Inside Afghanistan, the biggest investor in mineral extraction is not the United States, but China, whether at the Aynak copper mines or the Hadjigek iron ore deposits near Kabul. Afghanistan holds one of the biggest deposits of rare earth minerals that are in high demand in high-tech industries and the space sector. The country has been dubbed ‘the Saudi Arabia of Lithium’. And this is what hurts Trump, the businessman. Early on in his presidency, he is reported to have said in a National Security Council meeting, ‘I am not making a deal on anything until I get the minerals.’ Of course, in a country crippled by war, and possessing one of the weakest infrastructures in the world, ‘getting the minerals’ won’t be as easy or as profitable a proposition as it sounds from the comfort of the White House. However, from an American perspective, it surely is frustrating how unprofitable and deeply damaging this war has been for America. Back in America, the only winner in Afghanistan, it seems, is the defense-industrial complex that thrives on the business of war, and that has no prestige to lose on the global stage.

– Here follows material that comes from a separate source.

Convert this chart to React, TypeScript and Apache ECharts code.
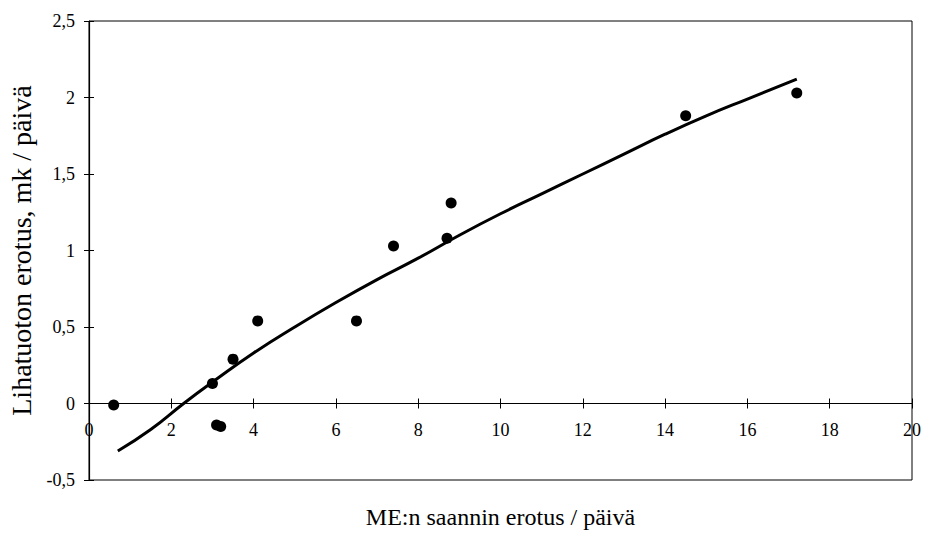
import React, { useEffect, useRef } from "react";
import * as echarts from "echarts";

const pointX = [0.6, 3.0, 3.1, 3.2, 3.5, 4.1, 6.5, 7.4, 8.7, 8.8, 14.5, 17.2];
const pointY = [-0.01, 0.13, -0.14, -0.15, 0.29, 0.54, 0.54, 1.03, 1.08, 1.31, 1.88, 2.03];

const curveX = [0.7, 1.5, 2.3, 3.0, 4.0, 5.0, 6.0, 7.0, 8.0, 9.0, 10.0, 11.0, 12.0, 13.0, 14.0, 15.0, 16.0, 17.2];
const curveY = [-0.31, -0.17, 0.0, 0.14, 0.33, 0.5, 0.66, 0.81, 0.95, 1.1, 1.24, 1.37, 1.5, 1.63, 1.76, 1.88, 1.99, 2.12];

const xTitle = "ME:n saannin erotus / päivä";
const yTitle = "Lihatuoton erotus, mk / päivä";

const FONT = "Liberation Serif";

export default function App() {
  const ref = useRef<HTMLDivElement>(null);
  useEffect(() => {
    if (!ref.current) return;
    const chart = echarts.init(ref.current, undefined, { renderer: "svg" });
    const fmt = (v: number) => String(v).replace(".", ",");
    chart.setOption({
      animation: false,
      backgroundColor: "#fff",
      textStyle: { fontFamily: FONT, color: "#000" },
      grid: {
        left: 89,
        right: 13,
        top: 21,
        bottom: 54,
        show: true,
        borderColor: "#000",
        borderWidth: 1,
        containLabel: false,
        outerBoundsMode: "none",
      },
      xAxis: [
        {
          type: "value",
          min: 0,
          max: 20,
          interval: 2,
          position: "bottom",
          axisLine: { onZero: true, lineStyle: { color: "#000", width: 1.2 } },
          axisTick: { show: true, inside: false, length: 5, lineStyle: { color: "#000" } },
          axisLabel: {
            color: "#000",
            fontFamily: FONT,
            fontSize: 18,
            margin: -59,
            formatter: fmt,
          },
          splitLine: { show: false },
          name: xTitle,
          nameLocation: "middle",
          nameGap: 25,
          nameTextStyle: { color: "#000", fontFamily: FONT, fontSize: 24 },
        },
        {
          type: "value",
          min: 0,
          max: 20,
          interval: 2,
          position: "top",
          axisLine: { show: false, onZero: true },
          axisTick: { show: true, inside: false, length: 5, lineStyle: { color: "#000" } },
          axisLabel: { show: false },
          splitLine: { show: false },
        },
      ],
      yAxis: [
        {
          type: "value",
          min: -0.5,
          max: 2.5,
          interval: 0.5,
          position: "left",
          axisLine: { show: true, onZero: false, lineStyle: { color: "#000", width: 1.2 } },
          axisTick: { show: true, inside: false, length: 5, lineStyle: { color: "#000" } },
          axisLabel: {
            color: "#000",
            fontFamily: FONT,
            fontSize: 18,
            margin: 14,
            formatter: fmt,
          },
          splitLine: { show: false },
          name: yTitle,
          nameLocation: "middle",
          nameGap: 47,
          nameTextStyle: { color: "#000", fontFamily: FONT, fontSize: 28 },
        },
        {
          type: "value",
          min: -0.5,
          max: 2.5,
          interval: 0.5,
          position: "left",
          axisLine: { show: false, onZero: false },
          axisTick: { show: true, inside: true, length: 5, lineStyle: { color: "#000" } },
          axisLabel: { show: false },
          splitLine: { show: false },
        },
      ],
      series: [
        {
          type: "line",
          xAxisIndex: 0,
          yAxisIndex: 0,
          data: curveX.map((x, i) => [x, curveY[i]]),
          smooth: true,
          showSymbol: false,
          lineStyle: { color: "#000", width: 3 },
        },
        {
          type: "scatter",
          xAxisIndex: 0,
          yAxisIndex: 0,
          data: pointX.map((x, i) => [x, pointY[i]]),
          symbol: "circle",
          symbolSize: 11,
          itemStyle: { color: "#000", opacity: 1 },
        },
      ],
    });
    return () => chart.dispose();
  }, []);
  return (
    <div
      ref={ref}
      style={{ position: "absolute", left: 0, top: 0, width: 925, height: 534 }}
    />
  );
}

In a war presided over by three American Presidents, six Secretaries of Defense, and five Chairmen Joint Chiefs of Staff, for the United States the only viable endgame imaginable, it seems, is to pull out from Afghanistan, and let regional powers- Russia, China, Iran, Pakistan, India- jostle and be at loggerheads with each other in the emerging power vacuum. The idea perhaps is to make Afghanistan someone else’s, or preferably everyone else’s, headache. As far as Trump is concerned, a withdrawal equals instant gratification in the form of greater popular appeal at home. It strongly resonates with his popular support base in which military families are heavily represented. As an October poll by the Charles Koch Institute shows, 69 percent of veterans support the idea of a withdrawal from Afghanistan, whereas over fifty percent of Americans believe that there is no strategic purpose in remaining in Afghanistan. In the words of General Nicholson, ‘It is time for this war in Afghanistan to end.’ Wars, unfortunately, are not ended. They are either won or lost.